[start of Provided material]

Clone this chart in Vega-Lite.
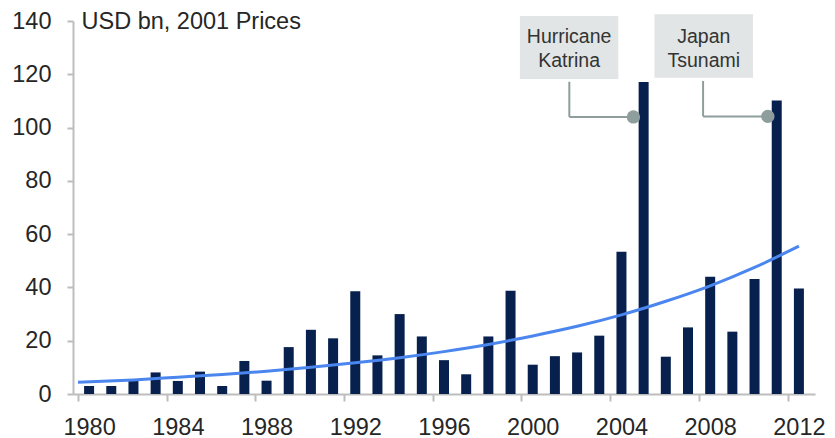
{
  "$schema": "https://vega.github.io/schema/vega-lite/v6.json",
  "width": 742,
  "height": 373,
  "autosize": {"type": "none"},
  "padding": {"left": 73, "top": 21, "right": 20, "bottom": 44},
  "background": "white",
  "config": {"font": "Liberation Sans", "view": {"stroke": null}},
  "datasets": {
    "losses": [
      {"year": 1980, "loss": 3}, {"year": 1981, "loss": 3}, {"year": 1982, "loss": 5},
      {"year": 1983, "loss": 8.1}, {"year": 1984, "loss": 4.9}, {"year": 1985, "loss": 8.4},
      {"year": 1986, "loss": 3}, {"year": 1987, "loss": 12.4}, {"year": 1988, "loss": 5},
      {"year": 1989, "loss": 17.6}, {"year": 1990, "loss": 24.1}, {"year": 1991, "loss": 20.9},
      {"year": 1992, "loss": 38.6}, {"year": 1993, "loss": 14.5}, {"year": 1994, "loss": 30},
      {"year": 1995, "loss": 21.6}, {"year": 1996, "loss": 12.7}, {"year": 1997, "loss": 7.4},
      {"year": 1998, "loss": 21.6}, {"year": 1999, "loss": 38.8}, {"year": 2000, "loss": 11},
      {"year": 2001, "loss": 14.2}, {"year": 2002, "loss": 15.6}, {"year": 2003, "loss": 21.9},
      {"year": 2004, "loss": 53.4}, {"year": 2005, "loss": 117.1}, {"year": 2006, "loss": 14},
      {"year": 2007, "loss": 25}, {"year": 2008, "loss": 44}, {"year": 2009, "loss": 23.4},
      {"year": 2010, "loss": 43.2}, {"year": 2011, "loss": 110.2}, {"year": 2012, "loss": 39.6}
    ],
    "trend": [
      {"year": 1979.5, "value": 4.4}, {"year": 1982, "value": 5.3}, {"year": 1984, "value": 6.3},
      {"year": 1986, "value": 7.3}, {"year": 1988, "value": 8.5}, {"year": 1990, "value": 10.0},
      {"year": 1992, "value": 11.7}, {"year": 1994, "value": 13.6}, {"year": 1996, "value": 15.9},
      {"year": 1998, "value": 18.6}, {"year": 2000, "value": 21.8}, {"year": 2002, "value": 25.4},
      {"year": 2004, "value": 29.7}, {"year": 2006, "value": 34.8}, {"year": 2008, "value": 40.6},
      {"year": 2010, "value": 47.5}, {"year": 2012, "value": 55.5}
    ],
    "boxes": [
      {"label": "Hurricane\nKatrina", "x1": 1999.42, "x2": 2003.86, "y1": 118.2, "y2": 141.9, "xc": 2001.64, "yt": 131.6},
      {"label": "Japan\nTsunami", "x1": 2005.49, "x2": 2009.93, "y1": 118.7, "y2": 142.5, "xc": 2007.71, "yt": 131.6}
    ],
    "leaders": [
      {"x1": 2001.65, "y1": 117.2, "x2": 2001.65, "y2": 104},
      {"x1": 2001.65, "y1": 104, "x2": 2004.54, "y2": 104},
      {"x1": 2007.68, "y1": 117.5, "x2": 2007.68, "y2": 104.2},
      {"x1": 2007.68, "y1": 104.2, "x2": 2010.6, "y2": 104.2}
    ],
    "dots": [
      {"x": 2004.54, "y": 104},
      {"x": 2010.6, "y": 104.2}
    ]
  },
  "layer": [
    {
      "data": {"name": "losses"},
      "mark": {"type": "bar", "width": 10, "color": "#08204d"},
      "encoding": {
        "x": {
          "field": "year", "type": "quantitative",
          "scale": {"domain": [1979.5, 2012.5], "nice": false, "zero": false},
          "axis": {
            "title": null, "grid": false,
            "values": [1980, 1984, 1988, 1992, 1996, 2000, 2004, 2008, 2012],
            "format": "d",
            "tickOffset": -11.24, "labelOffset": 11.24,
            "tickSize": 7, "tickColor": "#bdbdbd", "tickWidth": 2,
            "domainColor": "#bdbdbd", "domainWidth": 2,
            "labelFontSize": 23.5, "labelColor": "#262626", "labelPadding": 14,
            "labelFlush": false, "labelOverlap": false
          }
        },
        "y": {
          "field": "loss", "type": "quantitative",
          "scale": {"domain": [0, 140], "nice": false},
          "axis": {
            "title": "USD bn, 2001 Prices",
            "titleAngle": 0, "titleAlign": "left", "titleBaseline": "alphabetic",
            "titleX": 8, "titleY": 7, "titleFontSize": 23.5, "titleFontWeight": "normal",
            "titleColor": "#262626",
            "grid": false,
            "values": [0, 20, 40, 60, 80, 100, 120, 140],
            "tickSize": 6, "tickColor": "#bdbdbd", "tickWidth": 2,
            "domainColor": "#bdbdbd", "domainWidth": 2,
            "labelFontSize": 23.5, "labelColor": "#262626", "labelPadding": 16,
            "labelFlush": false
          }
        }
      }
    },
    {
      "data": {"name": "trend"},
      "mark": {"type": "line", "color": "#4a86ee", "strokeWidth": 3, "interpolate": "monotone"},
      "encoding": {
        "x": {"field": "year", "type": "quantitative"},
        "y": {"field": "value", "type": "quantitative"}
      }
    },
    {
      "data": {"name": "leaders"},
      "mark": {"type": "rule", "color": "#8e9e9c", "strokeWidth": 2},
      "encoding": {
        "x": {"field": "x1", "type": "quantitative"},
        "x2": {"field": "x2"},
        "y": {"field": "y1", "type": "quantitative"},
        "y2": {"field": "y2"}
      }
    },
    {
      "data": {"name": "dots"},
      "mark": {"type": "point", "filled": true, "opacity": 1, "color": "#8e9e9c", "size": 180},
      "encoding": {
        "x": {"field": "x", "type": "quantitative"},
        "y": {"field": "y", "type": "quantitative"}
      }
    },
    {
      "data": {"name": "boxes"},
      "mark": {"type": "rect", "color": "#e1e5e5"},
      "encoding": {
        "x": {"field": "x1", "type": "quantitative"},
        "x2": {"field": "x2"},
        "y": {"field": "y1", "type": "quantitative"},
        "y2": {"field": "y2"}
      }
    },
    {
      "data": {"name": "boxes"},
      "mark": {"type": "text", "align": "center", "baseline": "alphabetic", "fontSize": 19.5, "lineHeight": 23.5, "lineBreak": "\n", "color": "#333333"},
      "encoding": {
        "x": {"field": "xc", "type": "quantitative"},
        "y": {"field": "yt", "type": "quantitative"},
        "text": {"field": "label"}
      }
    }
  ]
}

[end of Provided material]

• _What this task involves_
Return the listing above word for word, with the pictures removed.

• _Full response_
Clone this chart in Vega-Lite.
{
  "$schema": "https://vega.github.io/schema/vega-lite/v6.json",
  "width": 742,
  "height": 373,
  "autosize": {"type": "none"},
  "padding": {"left": 73, "top": 21, "right": 20, "bottom": 44},
  "background": "white",
  "config": {"font": "Liberation Sans", "view": {"stroke": null}},
  "datasets": {
    "losses": [
      {"year": 1980, "loss": 3}, {"year": 1981, "loss": 3}, {"year": 1982, "loss": 5},
      {"year": 1983, "loss": 8.1}, {"year": 1984, "loss": 4.9}, {"year": 1985, "loss": 8.4},
      {"year": 1986, "loss": 3}, {"year": 1987, "loss": 12.4}, {"year": 1988, "loss": 5},
      {"year": 1989, "loss": 17.6}, {"year": 1990, "loss": 24.1}, {"year": 1991, "loss": 20.9},
      {"year": 1992, "loss": 38.6}, {"year": 1993, "loss": 14.5}, {"year": 1994, "loss": 30},
      {"year": 1995, "loss": 21.6}, {"year": 1996, "loss": 12.7}, {"year": 1997, "loss": 7.4},
      {"year": 1998, "loss": 21.6}, {"year": 1999, "loss": 38.8}, {"year": 2000, "loss": 11},
      {"year": 2001, "loss": 14.2}, {"year": 2002, "loss": 15.6}, {"year": 2003, "loss": 21.9},
      {"year": 2004, "loss": 53.4}, {"year": 2005, "loss": 117.1}, {"year": 2006, "loss": 14},
      {"year": 2007, "loss": 25}, {"year": 2008, "loss": 44}, {"year": 2009, "loss": 23.4},
      {"year": 2010, "loss": 43.2}, {"year": 2011, "loss": 110.2}, {"year": 2012, "loss": 39.6}
    ],
    "trend": [
      {"year": 1979.5, "value": 4.4}, {"year": 1982, "value": 5.3}, {"year": 1984, "value": 6.3},
      {"year": 1986, "value": 7.3}, {"year": 1988, "value": 8.5}, {"year": 1990, "value": 10.0},
      {"year": 1992, "value": 11.7}, {"year": 1994, "value": 13.6}, {"year": 1996, "value": 15.9},
      {"year": 1998, "value": 18.6}, {"year": 2000, "value": 21.8}, {"year": 2002, "value": 25.4},
      {"year": 2004, "value": 29.7}, {"year": 2006, "value": 34.8}, {"year": 2008, "value": 40.6},
      {"year": 2010, "value": 47.5}, {"year": 2012, "value": 55.5}
    ],
    "boxes": [
      {"label": "Hurricane\nKatrina", "x1": 1999.42, "x2": 2003.86, "y1": 118.2, "y2": 141.9, "xc": 2001.64, "yt": 131.6},
      {"label": "Japan\nTsunami", "x1": 2005.49, "x2": 2009.93, "y1": 118.7, "y2": 142.5, "xc": 2007.71, "yt": 131.6}
    ],
    "leaders": [
      {"x1": 2001.65, "y1": 117.2, "x2": 2001.65, "y2": 104},
      {"x1": 2001.65, "y1": 104, "x2": 2004.54, "y2": 104},
      {"x1": 2007.68, "y1": 117.5, "x2": 2007.68, "y2": 104.2},
      {"x1": 2007.68, "y1": 104.2, "x2": 2010.6, "y2": 104.2}
    ],
    "dots": [
      {"x": 2004.54, "y": 104},
      {"x": 2010.6, "y": 104.2}
    ]
  },
  "layer": [
    {
      "data": {"name": "losses"},
      "mark": {"type": "bar", "width": 10, "color": "#08204d"},
      "encoding": {
        "x": {
          "field": "year", "type": "quantitative",
          "scale": {"domain": [1979.5, 2012.5], "nice": false, "zero": false},
          "axis": {
            "title": null, "grid": false,
            "values": [1980, 1984, 1988, 1992, 1996, 2000, 2004, 2008, 2012],
            "format": "d",
            "tickOffset": -11.24, "labelOffset": 11.24,
            "tickSize": 7, "tickColor": "#bdbdbd", "tickWidth": 2,
            "domainColor": "#bdbdbd", "domainWidth": 2,
            "labelFontSize": 23.5, "labelColor": "#262626", "labelPadding": 14,
            "labelFlush": false, "labelOverlap": false
          }
        },
        "y": {
          "field": "loss", "type": "quantitative",
          "scale": {"domain": [0, 140], "nice": false},
          "axis": {
            "title": "USD bn, 2001 Prices",
            "titleAngle": 0, "titleAlign": "left", "titleBaseline": "alphabetic",
            "titleX": 8, "titleY": 7, "titleFontSize": 23.5, "titleFontWeight": "normal",
            "titleColor": "#262626",
            "grid": false,
            "values": [0, 20, 40, 60, 80, 100, 120, 140],
            "tickSize": 6, "tickColor": "#bdbdbd", "tickWidth": 2,
            "domainColor": "#bdbdbd", "domainWidth": 2,
            "labelFontSize": 23.5, "labelColor": "#262626", "labelPadding": 16,
            "labelFlush": false
          }
        }
      }
    },
    {
      "data": {"name": "trend"},
      "mark": {"type": "line", "color": "#4a86ee", "strokeWidth": 3, "interpolate": "monotone"},
      "encoding": {
        "x": {"field": "year", "type": "quantitative"},
        "y": {"field": "value", "type": "quantitative"}
      }
    },
    {
      "data": {"name": "leaders"},
      "mark": {"type": "rule", "color": "#8e9e9c", "strokeWidth": 2},
      "encoding": {
        "x": {"field": "x1", "type": "quantitative"},
        "x2": {"field": "x2"},
        "y": {"field": "y1", "type": "quantitative"},
        "y2": {"field": "y2"}
      }
    },
    {
      "data": {"name": "dots"},
      "mark": {"type": "point", "filled": true, "opacity": 1, "color": "#8e9e9c", "size": 180},
      "encoding": {
        "x": {"field": "x", "type": "quantitative"},
        "y": {"field": "y", "type": "quantitative"}
      }
    },
    {
      "data": {"name": "boxes"},
      "mark": {"type": "rect", "color": "#e1e5e5"},
      "encoding": {
        "x": {"field": "x1", "type": "quantitative"},
        "x2": {"field": "x2"},
        "y": {"field": "y1", "type": "quantitative"},
        "y2": {"field": "y2"}
      }
    },
    {
      "data": {"name": "boxes"},
      "mark": {"type": "text", "align": "center", "baseline": "alphabetic", "fontSize": 19.5, "lineHeight": 23.5, "lineBreak": "\n", "color": "#333333"},
      "encoding": {
        "x": {"field": "xc", "type": "quantitative"},
        "y": {"field": "yt", "type": "quantitative"},
        "text": {"field": "label"}
      }
    }
  ]
}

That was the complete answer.